Dann ist Schluss im Spitzenspiel und der Tabellenerste und Tabellenzweite sind plötzlich nur noch Tabellenzweiter und Tabellendritter. Insgesamt gesehen muss man dann doch zugestehen, dass das Unentschieden ein gerechtes Ergebnis und den Spielanteilen angemessen ist. Und hey, sieben Punkte aus den Auswärtsspielen in München und Gladbach, sowie dem Derby zuhause, sind eine absolute Spitzenbilanz. Wir haben uns endgültig in der Ligaspitze etabliert und festgesetzt, meine Damen und Herren. Noch einen guten Abend und zurück ins Funkhaus.
Zu den Stimmungsvideos
Die Fotos zum Unentschieden gegen Borussia Mönchengladbach gibt es wie gewohnt auf unserer BVB-Fotoseite unter diesem Link.

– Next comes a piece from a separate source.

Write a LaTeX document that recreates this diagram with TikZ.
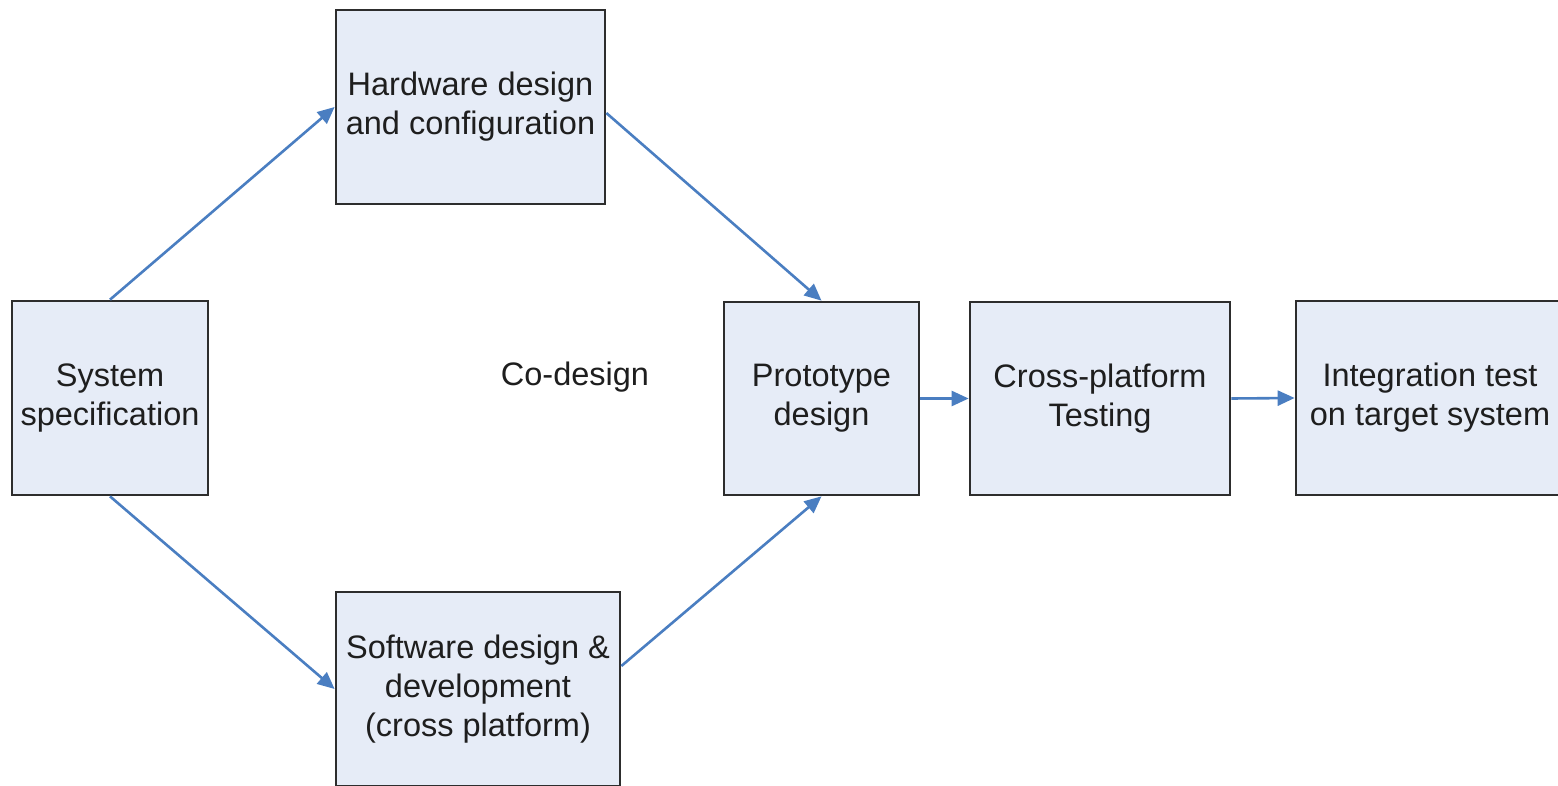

Roman Weidenfeller: Steht er beim Gegentor näher an der Linie und hat mehr Reaktionszeit, hält er den Ball vermutlich. Dafür aber mit einigen wirklich starken Szenen beim Rauslaufen und wichtigen Rettungsaktionen. Insgesamt die Note 3
Mats Hummels: Versuchte zwar stets ruhig und sachlich zu wirken, aber vor allem in der ersten Halbzeit mit einigen völlig untypischen Fehlpässen. Da hat er in der Vergangenheit schon deutlich bessere Spiele gemacht. Note 4+
Tele Santana: Ich mag ihn einfach. Er wird vermutlich niemals ein wirklicher Meister der Spieleröffnung, aber agiert kompromisslos im Zweikampf. Trotzdem wirkte das heute im Zusammenspiel mit Mats nicht immer glücklich. 3-
Marcel Schmelzer: In der zweiten Halbzeit einige gute Gelegenheiten, nach vorne aufzurücken, aber zu selten auch zielstrebig genutzt. Trotzdem, seine Seite war dicht. Glatte 3
Lukas Piszczek: Ebenfalls nicht sein bestes Spiel für uns. Wenn es in der zweiten Halbzeit gefährlich wurde, dann über seine Seite. Auch beim Gegentor nicht konsequent am Mann. Note 4
Ilkay Gündogan: Wie bereits oben beschrieben. Er traute sich mehr zu, versuchte mal den riskanten Offensivpass und nahm in der zweiten Halbzeit vorm gegnerischen Sechszehner einen „alles oder nichts"-Schuss. Aber auch noch mit deutlich Luft nach oben. Note 3
Sebastian Kehl: Der Kapitän macht zur Zeit das, was er schon immer am besten konnte. Die Ärmel hochkrämpeln und beherzt Bälle erobern. In der zweiten Halbzeit einige Angriffe abgeräumt und damit Inhaber einer 2-
Kevin Großkreutz: Lief und lief und lief wie gehabt. Trotzdem nicht gerade mit vielen Aktionen, die langfristig im Gedächtnis bleiben. 4+
Shinji Kagawa: Vor allem in der zweiten Hälfte wuselig und agil. Beschäftigte die Gladbacher Abwehr und leitete die größte Chance der zweiten Halbzeit ein. Insgesamt eine 3+
Mario Götze: Ihm gelang nicht viel und in einigen Szenen fehlte auch die Einsicht, dass das heute nicht gerade ein Tag war, an dem man es mit zwei oder drei Gegenspielern aufnehmen sollte. Auch aus der Großchance muss er mehr machen. Eine 4.
Robert Lewadowski: Mittelerweile wirklich unersätzlich. Immer eine potentielle Anspielstation, Balleroberer, Ballbehaupter und Torschütze. So viel Einsatz kann nur mit einer 2 belohnt werden.